One of the workers underground described it as a "pleasant 75 degrees."
Mrs Thatcher was shown how the machine works, and then took the controls in the cabin.
She returned to the surface with a piece of rock as a souvenir.
Security for the visit was very strict. Police kept watch on all levels of the Channel Tunnel site, and officers were also on duty on the cliff tops.
Trains passing by on the main Dover to Folkestone railway line were carefully watched, and officers were on duty on the tiny Shakespeare Halt platform used by BR staff.[fo 1]
A nose for the news
Cameramen covering Mrs Thatcher's visit to Quest found themselves making the news.
They had decided to don plastic red noses in aid of Comic Relief and the gesture wasn't missed by the Prime Minister or TV film crews.
Mrs Thatcher declined the cameramen's offer to try on a red nose but said she had already made her contribution to the Comic Relief.
"I ought to have brought a teddy bear and he could have worn one," she said.
Residents' fears get short shrift
Fears of residents who claim the Channel Tunnel will ruin their environment and bring them few benefits were dismissed by Margaret Thatcher.
Speaking at Tontine House, Eurotunnel's town headquarters, the Prime Minister said: "I think they will appreciate that this is a great historic event.
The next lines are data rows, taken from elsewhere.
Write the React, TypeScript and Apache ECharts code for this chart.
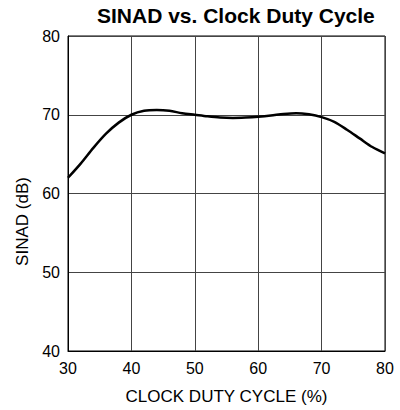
import React, { useEffect, useRef } from "react";
import * as echarts from "echarts";

const dutyCycle = [30, 32, 34, 36, 38, 40, 42, 44, 46, 48, 50, 52, 54, 56, 58, 60, 62, 64, 66, 68, 70, 72, 74, 76, 78, 80];
const sinad = [62.0, 63.8, 65.8, 67.6, 69.0, 70.0, 70.5, 70.6, 70.5, 70.2, 70.0, 69.8, 69.65, 69.6, 69.65, 69.75, 69.9, 70.1, 70.2, 70.05, 69.7, 69.1, 68.1, 67.0, 65.9, 65.1];

export default function App() {
  const ref = useRef<HTMLDivElement>(null);
  useEffect(() => {
    if (!ref.current) return;
    document.body.style.margin = "0";
    document.body.style.overflow = "hidden";
    const chart = echarts.init(ref.current, null, { renderer: "svg" });
    const font = "Liberation Sans, Arial, sans-serif";
    chart.setOption({
      animation: false,
      backgroundColor: "#fff",
      title: {
        text: "SINAD vs. Clock Duty Cycle",
        left: 92,
        top: 0,
        textStyle: { fontFamily: font, fontWeight: "bold", fontSize: 21, color: "#000" },
      },
      grid: { left: 68, right: 15, top: 36, bottom: 58, show: true, borderColor: "#000", borderWidth: 1 },
      xAxis: {
        type: "value",
        min: 30,
        max: 80,
        interval: 10,
        name: "CLOCK DUTY CYCLE (%)",
        nameLocation: "middle",
        nameGap: 37,
        nameTextStyle: { fontFamily: font, fontSize: 17, color: "#000" },
        axisLine: { lineStyle: { color: "#000", width: 1 } },
        axisTick: { show: false },
        axisLabel: { fontFamily: font, fontSize: 16, color: "#000", margin: 9 },
        splitLine: { lineStyle: { color: "#444", width: 1 } },
      },
      yAxis: {
        type: "value",
        min: 40,
        max: 80,
        interval: 10,
        name: "SINAD (dB)",
        nameLocation: "middle",
        nameGap: 36,
        nameTextStyle: { fontFamily: font, fontSize: 17, color: "#000", padding: [0, 56, 0, 0] },
        axisLine: { show: true, lineStyle: { color: "#000", width: 1 } },
        axisTick: { show: false },
        axisLabel: { fontFamily: font, fontSize: 16, color: "#000", margin: 8 },
        splitLine: { lineStyle: { color: "#444", width: 1 } },
      },
      series: [
        {
          type: "line",
          data: dutyCycle.map((x, i) => [x, sinad[i]]),
          smooth: 0.3,
          showSymbol: false,
          lineStyle: { color: "#000", width: 2.5 },
        },
      ],
    });
    return () => chart.dispose();
  }, []);
  return <div ref={ref} style={{ position: "fixed", left: 0, top: 0, width: 400, height: 410 }} />;
}
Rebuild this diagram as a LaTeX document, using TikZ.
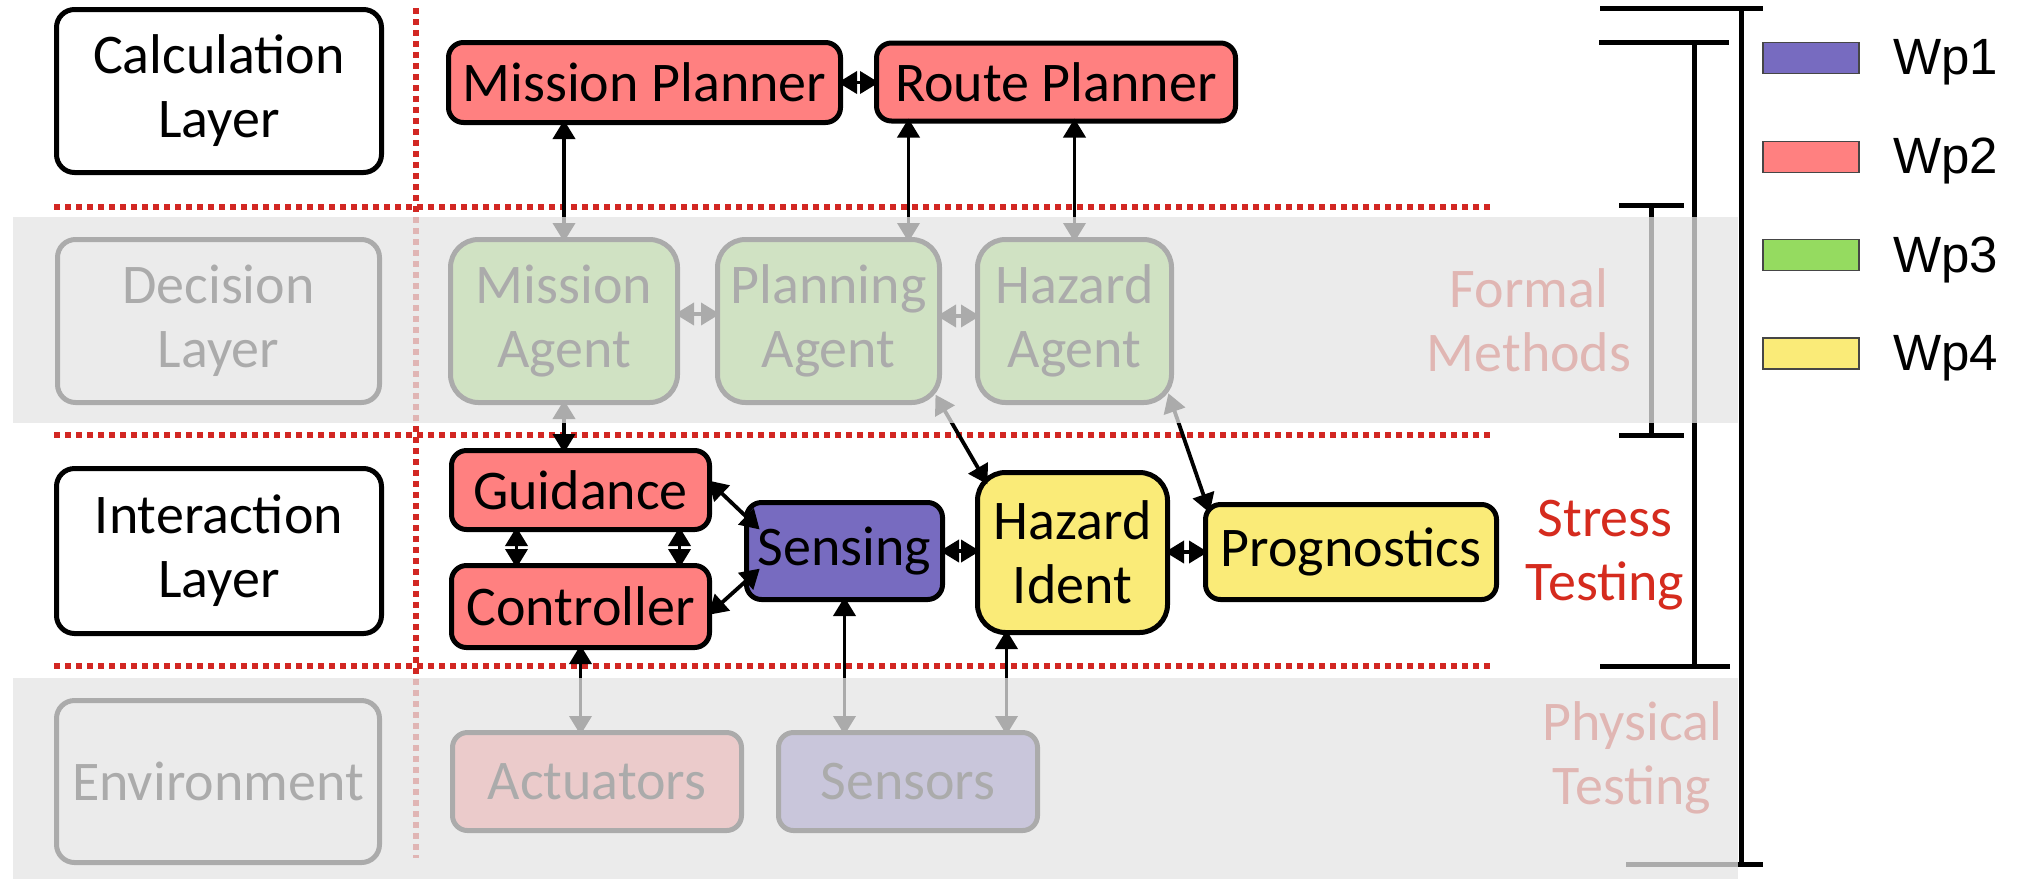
\documentclass[tikz,border=0pt]{standalone}
\usepackage{fontspec}
\setmainfont{Carlito}
\newfontfamily\legfont{Liberation Sans}
\usetikzlibrary{arrows.meta,calc}
\definecolor{wpred}{RGB}{255,128,128}
\definecolor{wppurple}{RGB}{119,107,192}
\definecolor{wpgreen}{RGB}{149,219,96}
\definecolor{wpyellow}{RGB}{250,235,120}
\definecolor{dotred}{RGB}{210,40,35}
\definecolor{stressred}{RGB}{213,43,30}
\definecolor{bandgray}{RGB}{229,229,229}
\definecolor{legborder}{RGB}{70,70,70}
\begin{document}
\begin{tikzpicture}[x=1pt,y=-1pt,
  box/.style={draw=black, line width=5pt, rounded corners=15pt, inner sep=0pt, align=center,
    font=\fontsize{56}{64}\selectfont},
  tallbox/.style={box, rounded corners=28pt},
  arr/.style={line width=3.8pt, {Triangle[length=19pt,width=22pt]}-{Triangle[length=19pt,width=22pt]},
    shorten <=-5pt, shorten >=-5pt},
  reddot/.style={draw=dotred, line width=5.5pt, dash pattern=on 6pt off 5pt},
  brk/.style={line width=5pt, black},
  sidetext/.style={align=center, inner sep=0pt, font=\fontsize{56}{64}\selectfont},
  swatch/.style={draw=legborder, line width=1.5pt, minimum width=96pt, minimum height=31pt, inner sep=0pt},
  legtext/.style={anchor=base west, inner sep=0pt, font=\legfont\fontsize{51}{60}\selectfont},
]
\useasboundingbox (0,0) rectangle (2020,879);
\fill[white] (0,0) rectangle (2020,879);

% red dotted separators
\draw[reddot] (54,207) -- (1494,207);
\draw[reddot] (54,435) -- (1494,435);
\draw[reddot] (54,666) -- (1494,666);
\draw[reddot] (416,8) -- (416,858);

% layer boxes
\node[box, rounded corners=18pt, minimum width=325pt, minimum height=163pt] (calc) at (219,91) {Calculation\\Layer};
\node[box, rounded corners=18pt, minimum width=322pt, minimum height=163pt] (dec) at (218.5,321) {Decision\\Layer};
\node[box, rounded corners=18pt, minimum width=325pt, minimum height=165pt] (inter) at (219,551) {Interaction\\Layer};
\node[box, rounded corners=18pt, minimum width=323pt, minimum height=162pt] (env) at (218,781.5) {Environment};

% component boxes
\node[box, fill=wpred, minimum width=392pt, minimum height=80pt] (MP) at (644.5,82.5) {Mission Planner};
\node[box, fill=wpred, minimum width=359pt, minimum height=78pt] (RP) at (1056,82) {Route Planner};
\node[tallbox, fill=wpgreen, minimum width=227pt, minimum height=163pt] (MA) at (564,321) {Mission\\Agent};
\node[tallbox, fill=wpgreen, minimum width=222pt, minimum height=163pt] (PA) at (828.5,321) {Planning\\Agent};
\node[tallbox, fill=wpgreen, minimum width=194pt, minimum height=163pt] (HA) at (1074.5,321) {Hazard\\Agent};
\node[box, fill=wpred, minimum width=258pt, minimum height=79pt] (Guid) at (580.5,490) {Guidance};
\node[box, fill=wpred, minimum width=258pt, minimum height=82pt] (Ctrl) at (580.5,606.5) {Controller};
\node[box, fill=wppurple, minimum width=196pt, minimum height=97pt] (Sens) at (844.5,551) {Sensing};
\node[tallbox, fill=wpyellow, minimum width=190pt, minimum height=160pt] (HI) at (1072.5,552.5) {Hazard\\Ident};
\node[box, fill=wpyellow, minimum width=291pt, minimum height=95pt] (Prog) at (1351,552) {Prognostics};
\node[box, fill=wpred, minimum width=289pt, minimum height=98pt] (Act) at (597,781.5) {Actuators};
\node[box, fill=wppurple, minimum width=259pt, minimum height=98pt] (Sensors) at (908,781.5) {Sensors};

% connectors
\draw[arr] (MP.east) -- (MP.east -| RP.west);
\draw[arr] (MP.south -| MA.north) -- (MA.north);
\draw[arr] ([xshift=80pt]PA.north |- RP.south) -- ([xshift=80pt]PA.north);
\draw[arr] (HA.north |- RP.south) -- (HA.north);
\draw[arr] ([yshift=7pt]MA.east) -- ([yshift=7pt]PA.west);
\draw[arr] ([yshift=5pt]PA.east) -- ([yshift=5pt]HA.west);
\draw[arr] (MA.south) -- (MA.south |- Guid.north);
\draw[arr] ([shift={(-4pt,6pt)}]PA.south east) -- ([shift={(10pt,-10pt)}]HI.north west);
\draw[arr] ([shift={(-4pt,7pt)}]HA.south east) -- ([shift={(5pt,-6pt)}]Prog.north west);
\draw[arr] ([xshift=-64pt]Guid.south) -- ([xshift=-64pt]Ctrl.north);
\draw[arr] ([xshift=99pt]Guid.south) -- ([xshift=99pt]Ctrl.north);
\draw[arr] ([yshift=6pt]Guid.east) -- ([shift={(12pt,-26pt)}]Sens.north west);
\draw[arr] ([yshift=-5pt]Ctrl.east) -- ([shift={(12pt,30pt)}]Sens.south west);
\draw[arr] (Sens.east) -- (Sens.east -| HI.west);
\draw[arr] (HI.east |- Prog.west) -- (Prog.west);
\draw[arr] (Ctrl.south) -- (Ctrl.south |- Act.north);
\draw[arr] (Sens.south) -- (Sens.south |- Sensors.north);
\draw[arr] ([xshift=-66pt]HI.south) -- ([xshift=-66pt]HI.south |- Sensors.north);

% side labels
\node[sidetext, text=stressred] (formal) at (1529,320) {Formal\\Methods};
\node[sidetext, text=stressred] (stress) at (1605,555) {Stress\\Testing};
\node[sidetext, text=stressred] (phys) at (1632,758) {Physical\\Testing};

% brackets
\draw[brk] (1600,8) -- (1763,8);
\draw[brk] (1741,8) -- (1741,864);
\draw[brk] (1626,864) -- (1763,864);
\draw[brk] (1599,42) -- (1729,42);
\draw[brk] (1694,42) -- (1694,666);
\draw[brk] (1600,666) -- (1730,666);
\draw[brk] (1619,205) -- (1684,205);
\draw[brk] (1651,205) -- (1651,435);
\draw[brk] (1619,435) -- (1684,435);

% faded bands
\fill[bandgray, opacity=0.75] (13,217) rectangle (1738,423);
\fill[bandgray, opacity=0.75] (13,678) rectangle (1738,879);

% legend
\node[swatch, fill=wppurple] (lg1) at (1811,58) {};
\node[swatch, fill=wpred] (lg2) at (1811,157) {};
\node[swatch, fill=wpgreen] (lg3) at (1811,255) {};
\node[swatch, fill=wpyellow] (lg4) at (1811,353.5) {};
\node[legtext] (lt1) at (1893,74) {Wp1};
\node[legtext] (lt2) at (1893,173) {Wp2};
\node[legtext] (lt3) at (1893,272) {Wp3};
\node[legtext] (lt4) at (1893,370) {Wp4};
\end{tikzpicture}
\end{document}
"To have a tunnel so that you can drive through from England to France is a piece of history and they are witnessing it.
"When we do these great things of course there is great opposition at first."
Mrs Thatcher added that the link would create jobs and residents would accept it for their grandchildren.
She was given a giant complimentary ticket to use on the first train in 1993 and a bouquet by Ann-Marie Aynsley, 10, from—Kennington, daughter of Eurotunnel manager Martin Aynsley.
Questioned about the possibility of terrorists taking over the tunnel, she said the same could be said of the London underground or ferries.
The visit was surrounded by tight security with extra police drafted in and armed police on nearby rooftops.